Vietnam was America's second geo-political war fought mainly to preserve US hegemony in Southeast Asia, but sold to the public as part of the Cold War against the spread of communism. Again stalemate and growing popular discontent forced America out and the North Vietnamese in after nearly 60,000 US troops died there. Today, a united communist Vietnam has mended fences with the US to the point of now depending on America to protect it from former best buddy China.

The 1990 Gulf War, Operation Desert Storm, was a US-led, UN sanctioned NATO action in response to the Iraq's invasion of Kuwait. Again it was sold on the idea of freeing Kuwait from an invading tyrant, but it really was about safeguarding the Gulf and Saudi oil region.

This eventually lead to the just-concluded Iraq War and the Afghanistan War, if you can call it that, still in progress, both fought as part of the War on Terrorism... a war that may never end since there may always be terrorists somewhere. To date, more than 6,500 US troops have been killed in these. And, in Afghanistan, there's no end in sight.

Since its creation, the USA has been involved in 13 major conflicts and dozens of minor ones resulting in 1.35 million military deaths. Yet most have one thing in common, they didn't occur because of perceived threats to national security or survival. They were economic or political in nature, but sold to the public, as most wars are, on the grounds of national security and patriotism. In fact, there's probably only one country today that fights wars of national survival, Israel.
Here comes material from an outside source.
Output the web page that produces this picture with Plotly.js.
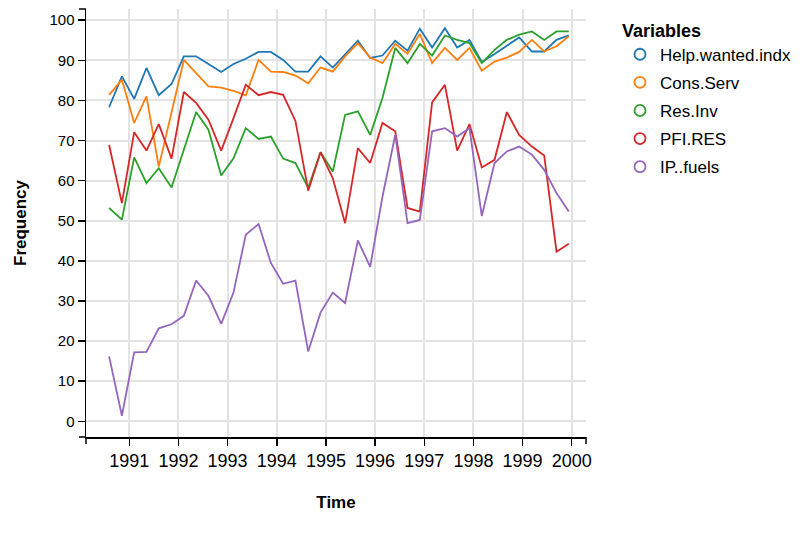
<!DOCTYPE html>
<html>
<head>
<meta charset="utf-8">
<script src="https://cdn.plot.ly/plotly-3.0.1.min.js"></script>
<style>html,body{margin:0;padding:0;background:#fff;}#chart{width:800px;height:547px;}</style>
</head>
<body>
<div id="chart"></div>
<script>
// Time (decimal years, quarterly observations)
const time = [1990.59, 1990.85, 1991.10, 1991.35, 1991.60, 1991.86, 1992.11, 1992.36, 1992.61, 1992.87,
              1993.12, 1993.37, 1993.63, 1993.88, 1994.13, 1994.38, 1994.64, 1994.89, 1995.14, 1995.39,
              1995.65, 1995.90, 1996.15, 1996.41, 1996.66, 1996.91, 1997.16, 1997.42, 1997.67, 1997.92,
              1998.17, 1998.43, 1998.68, 1998.93, 1999.19, 1999.44, 1999.69, 1999.94];

const seriesNames = ["Help.wanted.indx", "Cons.Serv", "Res.Inv", "PFI.RES", "IP..fuels"];
const seriesColors = ["#1f77b4", "#ff7f0e", "#2ca02c", "#d62728", "#9467bd"];

const helpWanted = [78.3, 86, 80.4, 88.1, 81.3, 84.1, 91, 91, 89.1, 87.1,
                    89.1, 90.4, 92.1, 92.1, 90.1, 87.2, 87.2, 91, 88.2, 91.6,
                    94.9, 90.6, 91.2, 94.9, 92.4, 97.9, 93.2, 98, 93.2, 95.1,
                    89.6, 91.6, 93.7, 95.7, 92.2, 92.2, 95.1, 96.2];
const consServ = [81.4, 85.2, 74.4, 81, 63.5, 77, 90.1, 86.8, 83.5, 83.2,
                  82.4, 81.3, 90.1, 87.2, 87.1, 86.2, 84.3, 88.2, 87.2, 91,
                  94.3, 90.7, 89.3, 94.1, 91.6, 96.6, 89.3, 93.1, 90.1, 93.1,
                  87.4, 89.7, 90.7, 92.1, 95.1, 92.2, 93.5, 96];
const resInv = [53.2, 50.3, 65.8, 59.4, 63.1, 58.3, 67.7, 77.1, 72.7, 61.3,
                65.6, 73.1, 70.4, 71, 65.5, 64.4, 58.2, 67.1, 62.3, 76.4,
                77.3, 71.4, 80.6, 93.1, 89.3, 94.1, 91.2, 96.2, 95.1, 94.3,
                89.3, 92.6, 95.1, 96.4, 97.2, 95.1, 97.2, 97.2];
const pfiRes = [68.9, 54.4, 72.1, 67.5, 74.1, 65.5, 82.1, 79.4, 75.2, 67.5,
                75.6, 83.9, 81.3, 82.1, 81.4, 74.9, 57.5, 67.1, 60.6, 49.4,
                68.1, 64.4, 74.4, 72.3, 53.2, 52.3, 79.5, 83.9, 67.5, 74.1,
                63.3, 65.2, 77.1, 71.4, 68.5, 66.3, 42.3, 44.3];
const ipFuels = [16.2, 1.4, 17.2, 17.3, 23.2, 24.2, 26.3, 35.1, 31.3, 24.3,
                 32.1, 46.5, 49.2, 39.5, 34.3, 35.1, 17.4, 27.1, 32.1, 29.5,
                 45.1, 38.5, 56, 71.4, 49.4, 50.2, 72.3, 73.1, 71, 73.1,
                 51.2, 64.4, 67.3, 68.5, 66.5, 62.7, 56.9, 52.3];

const xTickVals = [1991, 1992, 1993, 1994, 1995, 1996, 1997, 1998, 1999, 2000];
const xTickText = ["1991", "1992", "1993", "1994", "1995", "1996", "1997", "1998", "1999", "2000"];
const yTickVals = [0, 10, 20, 30, 40, 50, 60, 70, 80, 90, 100];

const seriesValues = [helpWanted, consServ, resInv, pfiRes, ipFuels];

const FONT = "Liberation Sans, Arial, Helvetica, sans-serif";

const traces = [];
seriesNames.forEach((name, i) => {
  traces.push({
    x: time, y: seriesValues[i], type: "scatter", mode: "lines", name: name,
    line: {color: seriesColors[i], width: 1.8},
    legendgroup: name, showlegend: false, hoverinfo: "x+y+name"
  });
});
seriesNames.forEach((name, i) => {
  traces.push({
    x: [null], y: [null], type: "scatter", mode: "markers", name: name,
    marker: {symbol: "circle-open", size: 11, color: seriesColors[i], line: {width: 1.8, color: seriesColors[i]}},
    legendgroup: name, showlegend: true
  });
});

const outerTick = (axis, pos) => axis === "x"
  ? {type: "line", xref: "paper", yref: "paper", x0: pos, x1: pos, ysizemode: "pixel", yanchor: 0, y0: 0, y1: -7, line: {color: "#000", width: 1.5}}
  : {type: "line", xref: "paper", yref: "paper", y0: pos, y1: pos, xsizemode: "pixel", xanchor: 0, x0: 0, x1: -7, line: {color: "#000", width: 1.5}};

const layout = {
  width: 800, height: 547,
  margin: {l: 86, r: 214, t: 9, b: 110, autoexpand: false},
  paper_bgcolor: "#fff", plot_bgcolor: "#fff",
  font: {family: FONT, size: 15, color: "#000"},
  showlegend: true,
  xaxis: {
    range: [1990.12, 2000.29], tickmode: "array", tickvals: xTickVals, ticktext: xTickText,
    showgrid: true, gridcolor: "#e3e3e3", gridwidth: 2, zeroline: false,
    showline: true, linecolor: "#000", linewidth: 1.5,
    ticks: "outside", ticklen: 7, tickwidth: 1.5, tickcolor: "#000",
    tickfont: {family: FONT, size: 18},
    title: {text: "<b>Time</b>", font: {family: FONT, size: 17}, standoff: 26}
  },
  yaxis: {
    range: [-3.9, 102.8], tickmode: "array", tickvals: yTickVals,
    showgrid: true, gridcolor: "#e3e3e3", gridwidth: 2, zeroline: false,
    showline: true, linecolor: "#000", linewidth: 1.5,
    ticks: "outside", ticklen: 7, tickwidth: 1.5, tickcolor: "#000",
    tickfont: {family: FONT, size: 15},
    title: {text: "<b>Frequency</b>", font: {family: FONT, size: 17}, standoff: 18}
  },
  legend: {
    x: 1.068, y: 0.99, xanchor: "left", yanchor: "top",
    title: {text: "<b>Variables</b>", font: {family: FONT, size: 18}},
    font: {family: FONT, size: 17}, tracegroupgap: 3, itemwidth: 30,
    bgcolor: "rgba(0,0,0,0)"
  },
  shapes: [outerTick("x", 0), outerTick("x", 1), outerTick("y", 0), outerTick("y", 1)]
};

Plotly.newPlot("chart", traces, layout, {displayModeBar: false, staticPlot: true});
</script>
</body>
</html>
In the end what has America gained from its human sacrifice? We trumpeted our victory in the Cold War, yet now are in debt and at the economic mercy of the biggest communist nation of all.

While communist Vietnam is now our friend, atomic armed North Korea, with little to lose, remains a gateway to Armageddon.

America has a national debt of more than $15 trillion due largely to unnecessary wars we have fought partly on the false jingoistic view that our way should be everyone's way. So, in the end the main beneficiary of American conflict has been the Military-Industrial Complex. You won't find this mentioned in the Constitution, but it exists as much as Congress.

Proof of it existence has again been revealed in a new $50billion arms deal with our favorite extreme autocratic oil-producing nation, Saudi Arabia. It's designed to counter a perceived regional threat from Iran and will generate 50,000 jobs back in the USA.

And you can bet board members of the complex are milling over plans for America's next possible military adventure, what's in it for them and how they will sell it to a public frustrated by our lagging economy and costly foreign involvements. Yet as long as terrorism exists, there will always be a cause to rationalize conflict.